A negação polêmica ocorre quando, na enunciação, há uma divisão polifônica15 do sentido do enunciado, mobilizando dois enunciadores (E1, o ponto de vista da asserção refutada; e E2, o enunciador que refuta): um que afirma e outro que nega. Exemplo: “eu não trabalho no circo”. Há um enunciador, um ponto de vista, que afirma que “trabalha no circo” e outro que nega isso. E é ao que nega (E2) que, em geral, o Locutor se assimila e, portanto, isso é o que encadeia argumentativamente o enunciado. A negação polêmica “no opone dos locutores sino el punto de vista de dos enunciadores que un mismo locutor pone em escena (esto es lo que habitualmente se conoce como la ‘concepción teatral de la polifonía’)”, diz García Negroni (1998, p. 230).

A negação descritiva, considerada por Ducrot (1987, p. 204) “como um derivado delocutivo da negação polêmica”, seria aquela por meio da qual se atribui uma propriedade que justifique a posição “do locutor no diálogo cristalizado subjacente à negação polêmica”. A negação é referente à aplicabilidade ou não de um predicado em relação ao sujeito. O pressuposto é preservado na negação descritiva. Ela apresenta um estado de coisas sem que o enunciador em destaque se oponha ao dizer de um outro enunciador, como em: “A lona do circo não é multicolorida” [vê-se que a lona é preta].

As marcas de modalização do enunciado “O POVO NÃO É PALHAÇO”, como a escrita em maiúsculas e o destaque em vermelho para a palavra “PALHAÇO”, permitem uma leitura enfática dela. No enunciado, o que está sendo negado veementemente não é um ponto de vista de um enunciador, mas a voz de um outro locutor, uma outra enunciação que fez o povo de palhaço – aquela que aconteceu no anúncio do aumento dos preços dos combustíveis e pedágios e da sobretaxação aos fretes dos caminhoneiros etc. Pela negação metalinguística, nega-se também o pressuposto (o não-dito) dessa outra enunciação além de negar o próprio dizer. Em outras palavras, a negação incide sintaticamente sobre a predicação (NÃO É PALHAÇO), porém a performatividade leva à negação da ergatividade, que está pressuposta e entra como memorável. Portanto, trata-se de uma negação metalinguística.

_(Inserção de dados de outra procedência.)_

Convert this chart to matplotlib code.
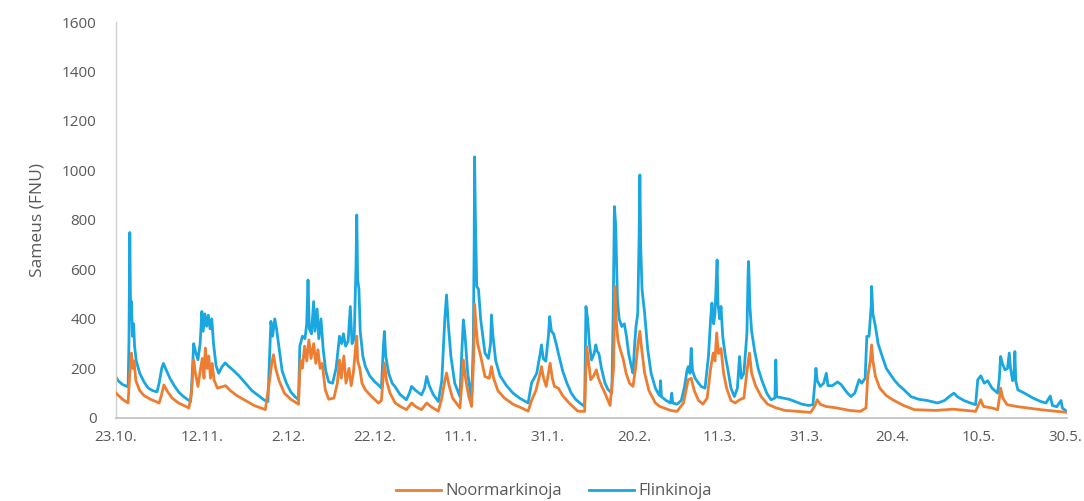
import matplotlib
matplotlib.use('Agg')
import matplotlib.pyplot as plt
from matplotlib.ticker import FixedLocator

# days counted from 23.10.
flink_days = [0, 0.5, 1.5, 2.8, 3.0, 3.2, 3.4, 3.6, 3.8, 4.1, 4.3, 4.7, 5.5, 6.5, 7.5, 8.5, 9.5, 10.0, 10.6, 11.0,
              11.6, 12.5, 13.5, 14.5, 15.5, 16.5, 17.3, 17.6, 18.0, 18.4, 19.0, 19.5, 19.9, 20.2, 20.6, 21.0, 21.4, 21.8, 22.2, 22.6,
              23.2, 23.8, 24.5, 25.3, 26.0, 27.0, 28.5, 30.0, 31.5, 33.0, 34.5, 35.2, 35.5, 35.9, 36.3, 36.8, 37.2, 37.8, 38.5, 39.5,
              40.5, 41.5, 42.3, 42.6, 43.2, 43.8, 44.2, 44.5, 44.8, 45.3, 45.8, 46.1, 46.6, 47.0, 47.5, 48.0, 48.6, 49.3, 50.2, 51.0,
              51.8, 52.3, 52.7, 53.2, 53.8, 54.3, 54.7, 55.2, 55.6, 55.8, 56.0, 56.3, 56.6, 57.2, 57.8, 58.8, 60.0, 60.8, 61.5, 62.0,
              62.2, 62.5, 63.2, 64.0, 64.7, 65.8, 67.3, 68.0, 68.5, 69.5, 70.8, 71.5, 72.0, 72.6, 73.5, 74.7, 75.5, 76.2, 76.6, 77.0,
              77.6, 78.5, 79.7, 80.1, 80.5, 80.9, 81.5, 82.4, 82.8, 83.0, 83.1, 83.3, 83.6, 84.0, 84.5, 85.5, 86.3, 86.8, 87.0, 87.3,
              88.0, 89.0, 90.5, 92.0, 93.5, 95.5, 96.3, 97.5, 98.3, 98.6, 99.0, 99.6, 100.2, 100.5, 100.9, 101.4, 102.0, 102.5, 103.5, 104.5,
              105.5, 106.5, 107.5, 108.6, 108.8, 108.9, 109.3, 109.7, 110.2, 110.8, 111.2, 111.5, 111.9, 112.5, 113.3, 114.0, 114.9, 115.2, 115.5, 115.8,
              116.2, 116.6, 117.2, 117.8, 118.3, 118.8, 119.4, 119.8, 120.2, 120.5, 120.9, 121.2, 121.4, 121.6, 121.9, 122.5, 123.2, 124.0, 125.0, 125.6,
              126.0, 126.2, 126.4, 127.5, 128.5, 128.8, 129.0, 130.0, 131.0, 131.8, 132.3, 132.6, 133.0, 133.3, 133.6, 134.2, 135.0, 135.6, 136.5, 137.3,
              137.8, 138.1, 138.5, 138.8, 139.1, 139.3, 139.5, 139.9, 140.2, 140.6, 141.2, 141.8, 142.5, 143.3, 144.0, 144.5, 144.9, 145.5, 146.2, 146.5,
              146.6, 146.9, 147.3, 148.0, 148.8, 149.7, 150.8, 151.8, 152.7, 152.9, 153.1, 154.5, 156.0, 157.5, 159.0, 160.5, 161.5, 162.0, 162.2, 162.5,
              163.2, 164.0, 164.6, 165.0, 166.0, 167.2, 168.0, 169.5, 170.3, 171.2, 172.2, 172.8, 173.6, 174.0, 174.5, 175.0, 175.1, 175.4, 176.0, 176.6,
              177.3, 178.5, 180.3, 181.5, 182.5, 184.2, 186.0, 188.0, 190.4, 192.0, 193.0, 194.2, 195.0, 196.5, 198.0, 199.2, 199.7, 200.4, 201.2, 202.0,
              203.0, 204.3, 204.7, 205.0, 205.4, 206.0, 206.6, 207.0, 207.3, 207.8, 208.1, 208.3, 208.5, 209.0, 210.5, 212.5, 214.3, 215.5, 216.5, 217.0,
              218.0, 219.0, 219.3, 220.0, 220.5]
flink_vals = [165, 150, 135, 125, 300, 749, 400, 470, 330, 380, 290, 230, 180, 145, 120, 110, 105, 140, 200, 220,
              195, 160, 130, 105, 88, 75, 66, 150, 300, 270, 235, 300, 430, 350, 420, 370, 415, 360, 400, 300,
              210, 180, 205, 222, 210, 195, 170, 140, 110, 90, 70, 66, 200, 390, 330, 400, 360, 280, 190, 140,
              105, 85, 73, 290, 330, 320, 380, 557, 360, 340, 470, 350, 440, 320, 400, 280, 190, 145, 140, 200,
              330, 300, 340, 290, 310, 450, 300, 320, 600, 820, 560, 520, 350, 250, 207, 170, 145, 133, 120, 300,
              349, 250, 180, 140, 125, 95, 73, 100, 127, 110, 93, 120, 167, 130, 95, 66, 150, 400, 497, 380,
              250, 140, 86, 250, 396, 330, 180, 73, 300, 700, 1055, 800, 531, 520, 400, 262, 240, 300, 416, 340,
              230, 170, 130, 100, 80, 60, 141, 180, 260, 295, 240, 229, 330, 409, 350, 340, 300, 262, 190, 140,
              100, 75, 60, 46, 300, 450, 400, 300, 234, 260, 295, 270, 260, 200, 141, 115, 100, 400, 854, 780,
              477, 400, 369, 380, 329, 260, 210, 181, 300, 369, 420, 700, 982, 692, 520, 423, 280, 180, 120, 100,
              90, 150, 85, 70, 60, 100, 60, 55, 70, 130, 190, 207, 180, 281, 190, 160, 140, 127, 120, 250,
              400, 464, 380, 420, 550, 638, 460, 400, 450, 330, 250, 194, 120, 86, 120, 248, 160, 180, 340, 600,
              632, 450, 350, 270, 200, 150, 100, 73, 80, 234, 85, 80, 75, 65, 55, 50, 53, 150, 200, 150,
              127, 140, 180, 130, 130, 145, 135, 100, 86, 100, 154, 140, 160, 329, 330, 450, 531, 420, 369, 300,
              262, 200, 154, 130, 115, 86, 75, 70, 60, 70, 85, 100, 85, 70, 60, 53, 154, 170, 140, 150,
              120, 100, 160, 248, 220, 194, 200, 262, 200, 150, 180, 268, 150, 113, 100, 80, 66, 60, 88, 50,
              45, 70, 40, 30, 25]

noor_days = [0, 1.5, 2.8, 3.2, 3.6, 3.9, 4.2, 4.6, 5.5, 6.5, 8.0, 10.0, 10.5, 11.1, 11.8, 13.0, 14.5, 16.9, 17.5, 18.0,
             18.4, 19.0, 19.6, 20.0, 20.4, 20.7, 21.1, 21.5, 21.9, 22.3, 22.7, 23.5, 25.4, 26.5, 28.0, 30.0, 32.0, 34.6, 35.5, 36.1,
             36.5, 37.0, 37.8, 39.0, 40.5, 42.3, 42.7, 43.2, 43.7, 44.2, 44.7, 45.2, 45.8, 46.3, 46.8, 47.3, 47.8, 48.5, 49.3, 50.5,
             51.3, 51.8, 52.2, 52.8, 53.3, 54.0, 54.5, 55.0, 55.6, 55.8, 56.0, 56.5, 57.0, 57.8, 59.0, 60.8, 61.5, 62.2, 62.7, 63.5,
             64.7, 66.0, 67.3, 68.5, 69.5, 70.8, 72.0, 73.0, 74.7, 75.5, 76.2, 76.6, 77.2, 78.0, 79.7, 80.2, 80.5, 81.0, 81.7, 82.4,
             82.9, 83.1, 83.4, 83.8, 84.5, 85.5, 86.5, 87.0, 87.5, 88.5, 90.0, 92.0, 94.0, 95.5, 96.3, 97.3, 98.3, 98.6, 99.1, 99.7,
             100.2, 100.6, 101.1, 101.6, 102.5, 103.5, 105.0, 107.0, 108.6, 108.9, 109.1, 109.5, 110.0, 110.7, 111.3, 111.8, 112.5, 113.3, 114.5, 115.3,
             115.6, 115.9, 116.3, 116.8, 117.5, 118.2, 119.0, 119.8, 120.4, 121.0, 121.4, 121.8, 122.5, 123.5, 125.0, 126.0, 128.5, 130.0, 131.5, 132.6,
             133.3, 134.0, 135.0, 136.0, 137.0, 137.8, 138.4, 138.8, 139.2, 139.6, 140.2, 140.8, 141.5, 142.5, 143.5, 144.5, 145.5, 146.3, 146.8, 147.3,
             148.2, 149.5, 151.0, 153.0, 155.0, 158.0, 161.0, 162.0, 162.5, 163.2, 164.5, 167.0, 170.0, 172.5, 173.8, 174.2, 174.8, 175.1, 175.4, 176.0,
             177.0, 178.5, 180.0, 182.5, 185.0, 190.0, 194.0, 199.2, 199.8, 200.4, 201.0, 203.0, 204.3, 204.8, 205.0, 205.5, 206.5, 209.0, 212.0, 214.3,
             217.0, 220.5]
noor_vals = [100, 75, 60, 180, 262, 200, 230, 150, 110, 90, 75, 60, 90, 133, 110, 80, 60, 40, 100, 234,
             180, 127, 200, 240, 160, 282, 200, 250, 160, 220, 154, 120, 130, 110, 90, 70, 50, 33, 140, 220,
             255, 200, 150, 100, 75, 55, 234, 200, 290, 230, 315, 240, 300, 220, 275, 200, 220, 113, 75, 80,
             140, 234, 160, 250, 140, 200, 130, 180, 300, 330, 230, 200, 140, 113, 90, 60, 70, 222, 150, 100,
             60, 45, 33, 60, 45, 33, 60, 45, 27, 80, 150, 181, 130, 80, 40, 150, 234, 160, 90, 46,
             250, 460, 380, 300, 250, 167, 160, 207, 160, 110, 80, 55, 40, 27, 70, 110, 180, 207, 160, 127,
             180, 221, 160, 127, 120, 90, 60, 27, 26, 200, 288, 230, 154, 170, 194, 160, 130, 100, 50, 200,
             531, 400, 315, 280, 240, 181, 140, 127, 200, 303, 350, 280, 181, 110, 60, 46, 30, 26, 60, 154,
             160, 110, 70, 55, 80, 200, 262, 230, 343, 260, 280, 181, 120, 70, 60, 73, 80, 200, 262, 180,
             130, 86, 55, 40, 30, 26, 22, 50, 73, 55, 46, 40, 30, 26, 40, 167, 230, 295, 230, 167,
             120, 90, 73, 50, 33, 30, 35, 26, 50, 73, 46, 40, 33, 90, 120, 80, 53, 45, 38, 33,
             28, 22]

tick_days = [0, 20, 40, 60, 80, 100, 120, 140, 160, 180, 200, 220]
tick_labels = ['23.10.', '12.11.', '2.12.', '22.12.', '11.1.', '31.1.', '20.2.', '11.3.', '31.3.', '20.4.', '10.5.', '30.5.']
y_ticks = [0, 200, 400, 600, 800, 1000, 1200, 1400, 1600]

plt.rcParams['font.family'] = ['Open Sans', 'DejaVu Sans']

fig = plt.figure(figsize=(10.84, 5.01), dpi=100)
ax = fig.add_axes([0.107, 0.166, 0.877, 0.790])

ax.plot(flink_days, flink_vals, color='#1AA7E0', lw=2.0, label='Flinkinoja', zorder=2)
ax.plot(noor_days, noor_vals, color='#ED7D31', lw=2.0, label='Noormarkinoja', zorder=3)

ax.set_xlim(0, 220.3)
ax.set_ylim(0, 1600)
ax.xaxis.set_major_locator(FixedLocator(tick_days))
ax.set_xticklabels(tick_labels)
ax.set_yticks(y_ticks)
ax.tick_params(length=0, labelsize=11, colors='#595959')
ax.tick_params(axis='x', pad=9)
ax.tick_params(axis='y', pad=14)

for s in ['top', 'right']:
    ax.spines[s].set_visible(False)
ax.spines['left'].set_color('#D0D0D0')
ax.spines['bottom'].set_color('#BFBFBF')
ax.spines['left'].set_linewidth(1.0)
ax.spines['bottom'].set_linewidth(1.2)

ax.set_ylabel('Sameus (FNU)', fontsize=12.5, color='#595959', labelpad=12)

h, l = ax.get_legend_handles_labels()
fig.legend(h[::-1], l[::-1], loc='center', bbox_to_anchor=(0.511, 0.019), ncol=2,
           frameon=False, fontsize=12, labelcolor='#595959', handlelength=2.7,
           handletextpad=0.3, columnspacing=1.6)

fig.savefig('out.png', dpi=100)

Não se está refutando que alguém tenha dito “o povo é palhaço”. Nega-se, sim, a enunciação tal que produziu um efeito de enganação, prejuízo, trapaça. Com a palavra “PALHAÇO” em vermelho, destacando-a no cartaz, um enunciador genérico recorta um memorável de que o povo seria sem importância, de que se pode fazer qualquer coisa de ruim com a população (enganar, abusar, subjugar, aumentar exorbitantemente os preços de produtos e serviços etc.) sem que haja retaliação por sua parte. Ao mesmo tempo, esse enunciado projeta uma futuridade que diz olha aqui, não é bem assim! Não ache que pode enganar o povo (de que sou parte), nos fazer de tolos com esses preços abusivos de combustíveis.

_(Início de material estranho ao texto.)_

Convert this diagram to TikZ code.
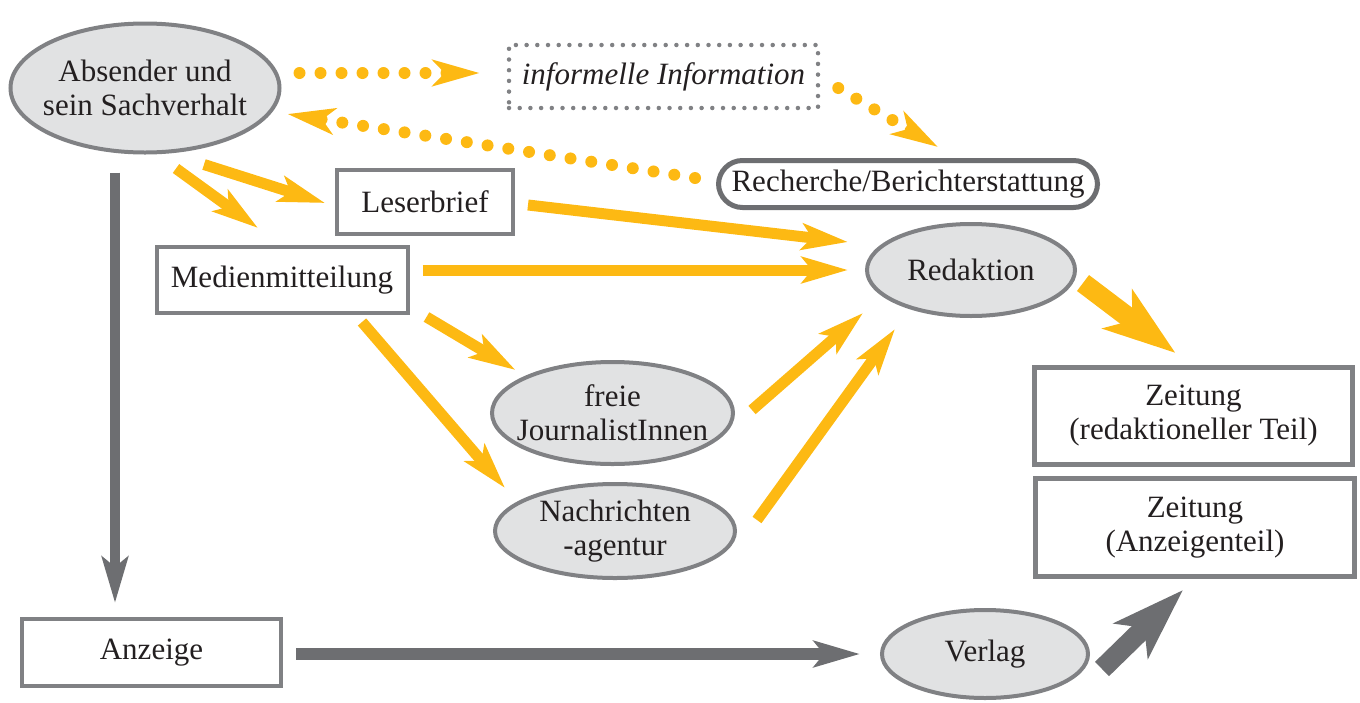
\documentclass[tikz,border=0pt]{standalone}
\usepackage{fontspec}
\setmainfont{Liberation Serif}
\usetikzlibrary{shapes.geometric,arrows.meta}
\definecolor{gelb}{HTML}{FDB913}
\definecolor{grau}{HTML}{808184}
\definecolor{dgrau}{HTML}{6D6E71}
\definecolor{hgrau}{HTML}{E1E2E3}
\definecolor{schrift}{HTML}{231F20}

\begin{document}
\begin{tikzpicture}[x=1pt, y=-1pt]
        \tikzstyle{every node}=[font=\fontsize{31}{34}\selectfont, text=schrift, align=center]
        \tikzstyle{oval}=[ellipse, draw=grau, fill=hgrau, line width=4pt, inner xsep=-15pt, inner ysep=-4pt]
        \tikzstyle{kasten}=[draw=grau, line width=4pt]
        \tikzstyle{pfeil}=[draw=gelb, line width=11pt, -{Stealth[length=46pt, width=26pt, inset=10pt]}]
        \tikzstyle{gpfeil}=[draw=dgrau, line width=11pt, -{Stealth[length=46pt, width=26pt, inset=10pt]}]
        \tikzstyle{dick}=[line width=20pt, -{Stealth[length=72pt, width=48pt, inset=18pt]}]
        \tikzstyle{punkte}=[draw=gelb, line width=12pt, line cap=round, dash pattern=on 0pt off 21pt, -{Stealth[length=47pt, width=26pt, inset=12pt]}]
        \useasboundingbox (0,0) rectangle (1360,702);
        \node [oval, minimum width=269pt, minimum height=129pt] (abs) at (145,88) {Absender und\\sein Sachverhalt};
        \node [draw=grau, line width=4.5pt, line cap=round, dash pattern=on 0pt off 10.7pt, minimum width=309pt, minimum height=63pt] (inf) at (663.5,76.5) {\itshape informelle Information};
        \node [draw=dgrau, line width=5pt, rounded corners=24pt, minimum width=379pt, minimum height=47pt, inner sep=0pt] (rec) at (908,184) {Recherche/Berichterstattung};
        \node [kasten, minimum width=176pt, minimum height=64pt] (les) at (425,202) {Leserbrief};
        \node [kasten, minimum width=251pt, minimum height=66pt] (med) at (282,280) {Medienmitteilung};
        \node [oval, minimum width=208pt, minimum height=92pt] (red) at (971,270) {Redaktion};
        \node [oval, minimum width=241pt, minimum height=102pt] (frei) at (612.5,413) {freie\\JournalistInnen};
        \node [oval, minimum width=240pt, minimum height=94pt] (nach) at (615,531) {Nachrichten\\-agentur};
        \node [kasten, line width=5pt, minimum width=318pt, minimum height=97pt] (zr) at (1193.5,416) {Zeitung\\(redaktioneller Teil)};
        \node [kasten, line width=5pt, minimum width=319pt, minimum height=98pt] (za) at (1195,527.5) {Zeitung\\(Anzeigenteil)};
        \node [kasten, minimum width=259pt, minimum height=67pt] (anz) at (151.5,652.5) {Anzeige};
        \node [oval, minimum width=206pt, minimum height=88pt] (ver) at (985,654) {Verlag};
        % gelbe Pfeile
        \draw [pfeil] ([shift={(59,10)}]abs.south) -- ([shift={(-10,1)}]les.west);
        \draw [pfeil] ([shift={(31,14)}]abs.south) -- ([shift={(-24,-17)}]med.north);
        \draw [pfeil] ([shift={(13,3)}]les.east) -- ([shift={(-17,-28)}]red.west);
        \draw [pfeil] ([shift={(13,-10)}]med.east) -- ([shift={(-17,0)}]red.west);
        \draw [pfeil] ([shift={(17,2)}]med.south east) -- ([shift={(-97,10)}]frei.north);
        \draw [pfeil] ([shift={(80,7)}]med.south) -- ([shift={(-110,6)}]nach.north);
        \draw [pfeil] ([shift={(17,-3)}]frei.east) -- ([shift={(-108,-5)}]red.south);
        \draw [pfeil] ([shift={(20,-11)}]nach.east) -- ([shift={(-76,11)}]red.south);
        \draw [pfeil, dick] ([shift={(6,13)}]red.east) -- ([shift={(-18,-12)}]zr.north);
        % graue Pfeile
        \draw [gpfeil, line width=10pt] ([shift={(-30,18)}]abs.south) -- ([shift={(-36.5,-14)}]anz.north);
        \draw [gpfeil, line width=12pt] ([shift={(13,1.5)}]anz.east) -- ([shift={(-20,0)}]ver.west);
        \draw [gpfeil, dick] ([shift={(12,15)}]ver.east) -- ([shift={(-12,11)}]za.south);
        % informelle Wege
        \draw [punkte] ([shift={(18,-15)}]abs.east) -- ([shift={(-27,-3.5)}]inf.west);
        \draw [punkte] ([shift={(18,11.5)}]inf.east) -- ([shift={(30,-11)}]rec.north);
        \draw [punkte] ([shift={(-21,-6)}]rec.west) -- ([shift={(6,26)}]abs.east);
    \end{tikzpicture}
\end{document}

Em “O POVO NÃO É PALHAÇO”, a enunciação é feita de fora da classe (a dos caminhoneiros e seus apoiadores), em terceira pessoa, está sendo colocada num patamar de generalizações, de verdade já feita, de senso comum – outro tipo de memorável que não é o de um parecer individual ou da construção de um coletivo de identificação. Apesar disso, o alocutor-manifestante fala como se fosse parte do povo para seus alocutários-x, sejam eles os negativos ou os terceiros, pelo gesto de segurar o cartaz e se mostrar o segurando ao mesmo tempo que usa o nariz de palhaço: a enunciação se mostra reflexivamente, diferenciando-se pelos enunciadores que, no caso da imagem 3, é genérico (O POVO NÃO É PALHAÇO); no da imagem 2, coletivo (O PALHAÇOS SOMOS NÓS); e no da imagem 1, individual (O PALHAÇO SOU EU).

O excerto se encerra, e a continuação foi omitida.